The definitive guide to Italy’s favorite cheese.
There’s no cheese that embodies Italian cooking more than Parmigiano. From topping pasta to flavoring soups, parm is the all-purpose workhorse of the Italian kitchen, and it’s the ingredient Americans think of first when they think of my home cuisine. That popularity, though, has led to an abundance of parm products in your grocery store cheese section, all with slightly different names or forms. Are they all the same thing?
Short answer: no. Though each product has its place in your kitchen, it’s not a good idea to substitute one for another; each has a different set of properties that change how it acts (and tastes!) in a recipe.
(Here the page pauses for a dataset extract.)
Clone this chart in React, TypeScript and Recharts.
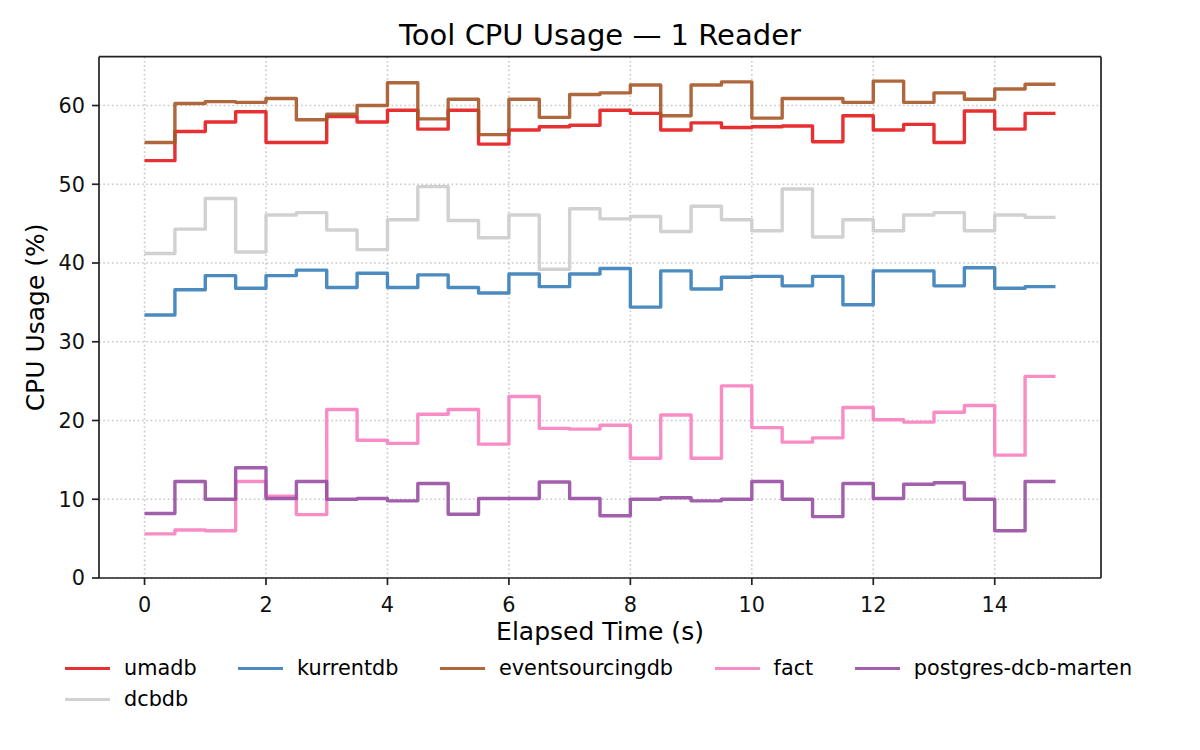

To help you shop smarter, here’s a quick guide to the parms you’re most likely to find in a dairy aisle near you.
Pregrated Parmesan: An easy way to skip a step in any recipe, the tubs of grated parmesan cheese you find in the cheese section are a convenience product that save you time, if not money. Useful if you’re making something that calls for a large amount of grated cheese and are short on time; however, it can take longer to melt, so take your cooking time into consideration before sprinkling this stuff into your sauce.
Parmesan: Because the parmigiano reggiano name is restricted to cheese from a specific region in Italy, the same cheese made in other places must be called something else. In the U.S., it’s parmesan, and while this domestic product is made in the same way, its quality is not as closely controlled as the Italian version. It’s often milder in flavor and smoother in texture; there are some very good domestic parmesans out there, but you’ll have to taste a few to find the one you like. The good news is it costs up to 2/3 less than the Italian version, so if you need a lot, you won’t break the bank!
Parmigiano Reggiano: The king of cheeses! To earn the parmigiano reggiano name, cheesemakers must meet some pretty high standards; the cheese can only be produced in the Parma region of Italy, using milk from cows that primarily graze on grass. Before a wheel can be sold, it’s tested for quality, so there’s never any guesswork when you’re opening your wallet. With an intense, nutty flavor, a little goes a long way (thank goodness, because it’s not cheap!). Use this as a finishing cheese on salads, on a cheese board, or on dishes where you need just a little and want the flavor to stand out.